Reflecting the fact that ASIC chair, James Shipton suggested advisers could seek hardship relief, the adviser, Ross Smith, said he had sought that relief from the levy declaring that it represented a “hardship burden” for his business to forego $24,388 in working capital.
His letter to the ombudsman suggested that in imposing the increased levy on small financial planning businesses, ASIC was effectively “shooting the wrong dog” when it was the banks and AMP which had arguably generated the increased compliance work pursued by the regulator.
What is more, the adviser pointed out that he had complained to ASIC that to meet the cost of the increased levy, his firm would have to increase its annual Adviser Services Fees on retirees’ superannuation accounts by around 50%.

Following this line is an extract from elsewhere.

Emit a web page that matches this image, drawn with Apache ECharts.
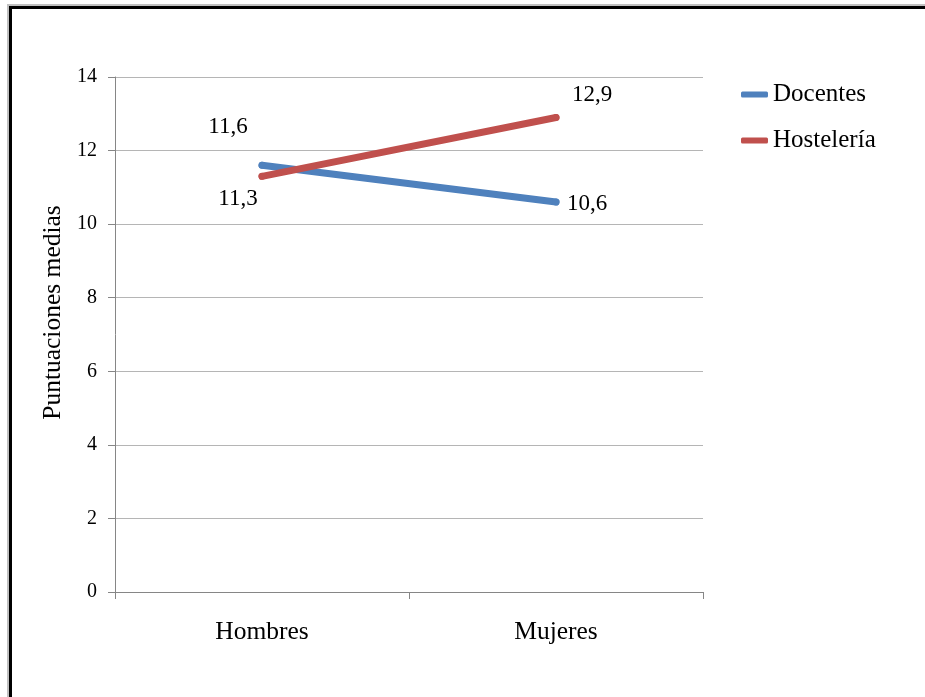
<!DOCTYPE html>
<html>
<head>
<meta charset="utf-8">
<script src="https://cdn.jsdelivr.net/npm/echarts@6/dist/echarts.min.js"></script>
<style>
  html, body { margin: 0; padding: 0; background: #fff; }
  #chart { width: 925px; height: 697px; }
</style>
</head>
<body>
<div id="chart"></div>
<script>
// Mean scores by sex for two occupational groups
const categories = ['Hombres', 'Mujeres'];
const docentes = [11.6, 10.6];
const hosteleria = [11.3, 12.9];
const yTicks = { min: 0, max: 14, step: 2 };

// Label offsets for each point (pixels from the point)
const docentesLabelOffsets = [[-34, -38], [31, 2]];
const hosteleriaLabelOffsets = [[-24, 23], [36, -23]];

const serif = '"Liberation Serif", "Times New Roman", serif';
const fmt = v => String(v).replace('.', ',');

function buildData(values, offsets) {
  return values.map((v, i) => ({
    value: v,
    label: { offset: offsets[i] }
  }));
}

function lineSeries(name, values, offsets, color) {
  return {
    name: name,
    type: 'line',
    data: buildData(values, offsets),
    symbol: 'circle',
    symbolSize: 7,
    itemStyle: { color: color },
    lineStyle: { color: color, width: 7, cap: 'round' },
    label: {
      show: true,
      position: 'inside',
      color: '#000',
      fontFamily: serif,
      fontSize: 23,
      formatter: p => fmt(p.value)
    },
    emphasis: { disabled: true },
    animation: false
  };
}

const chart = echarts.init(document.getElementById('chart'), null, { renderer: 'canvas' });
chart.setOption({
  backgroundColor: '#fff',
  animation: false,
  graphic: [
    { type: 'rect', shape: { x: 7, y: 4, width: 930, height: 2 }, style: { fill: '#c0c0c0' } },
    { type: 'rect', shape: { x: 7, y: 4, width: 2, height: 700 }, style: { fill: '#c0c0c0' } },
    { type: 'rect', shape: { x: 9, y: 6, width: 930, height: 3 }, style: { fill: '#000' } },
    { type: 'rect', shape: { x: 9, y: 6, width: 3, height: 700 }, style: { fill: '#000' } }
  ],
  grid: { left: 115, right: 222, top: 77, bottom: 105, containLabel: false },
  legend: {
    orient: 'vertical',
    left: 736,
    top: 77,
    itemWidth: 27,
    itemHeight: 6,
    itemGap: 21,
    icon: 'roundRect',
    data: ['Docentes', 'Hostelería'],
    textStyle: { fontFamily: serif, fontSize: 25, color: '#000' }
  },
  xAxis: {
    type: 'category',
    data: categories,
    boundaryGap: true,
    axisLine: { lineStyle: { color: '#868686', width: 1 } },
    axisTick: { show: true, length: 7, lineStyle: { color: '#868686' } },
    axisLabel: { fontFamily: serif, fontSize: 25.5, color: '#000', margin: 27 }
  },
  yAxis: {
    type: 'value',
    min: yTicks.min,
    max: yTicks.max,
    interval: yTicks.step,
    name: 'Puntuaciones medias',
    nameLocation: 'middle',
    nameGap: 45,
    nameTextStyle: { fontFamily: serif, fontSize: 25.5, color: '#000', padding: [0, 0, 0, 44] },
    axisLine: { show: true, lineStyle: { color: '#868686', width: 1 } },
    axisTick: { show: true, length: 7, lineStyle: { color: '#868686' } },
    axisLabel: { fontFamily: serif, fontSize: 20, color: '#000', margin: 18 },
    splitLine: { show: true, lineStyle: { color: '#b5b5b5', width: 1 } }
  },
  series: [
    lineSeries('Docentes', docentes, docentesLabelOffsets, '#4f81bd'),
    lineSeries('Hostelería', hosteleria, hosteleriaLabelOffsets, '#c0504d')
  ]
});
</script>
</body>
</html>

The complaint to the ombudsman’s office pointed out that the in the case of the self-licensed business run by the adviser, the ASIC levy had risen from an invoice totalling $8,349 in 2017-18 to $13,583 the following financial year and to $24,534 for the current period.
“Note the tripling of the levy from 2017-18 to 2019-20, which our small business has no means to control in our management accounting in the budgeting for small business survival,” his letter to the ombudsman said.
It then went on to question why a small, self-licensed financial planning business which had had no relationship to the major banks or AMP should be made to pay an increased levy generated by ASIC’s activity against those same big banks and AMP.
“To be clear, Shenton Limited is a self-funded AFSL [Australian financial services licence] licensed small business and has never been owned or influenced in any way by these big five or other financial services institutions,” the letter to the ombudsman said. “Bank salaried product sellers on incentive bonuses took clients from us without giving quality financial planning advice and we did not find out until after the transactions were completed, so there was no opportunity for a counter-balancing review to be undertaken.”
“As such it appears an unfair hardship to ask small businesses like Shenton Limited to bear costs incurred due to the improper behaviour and misconduct by big bank-institutions in the industry, as there is limited comparable risk born by the regulator in this case,” it said.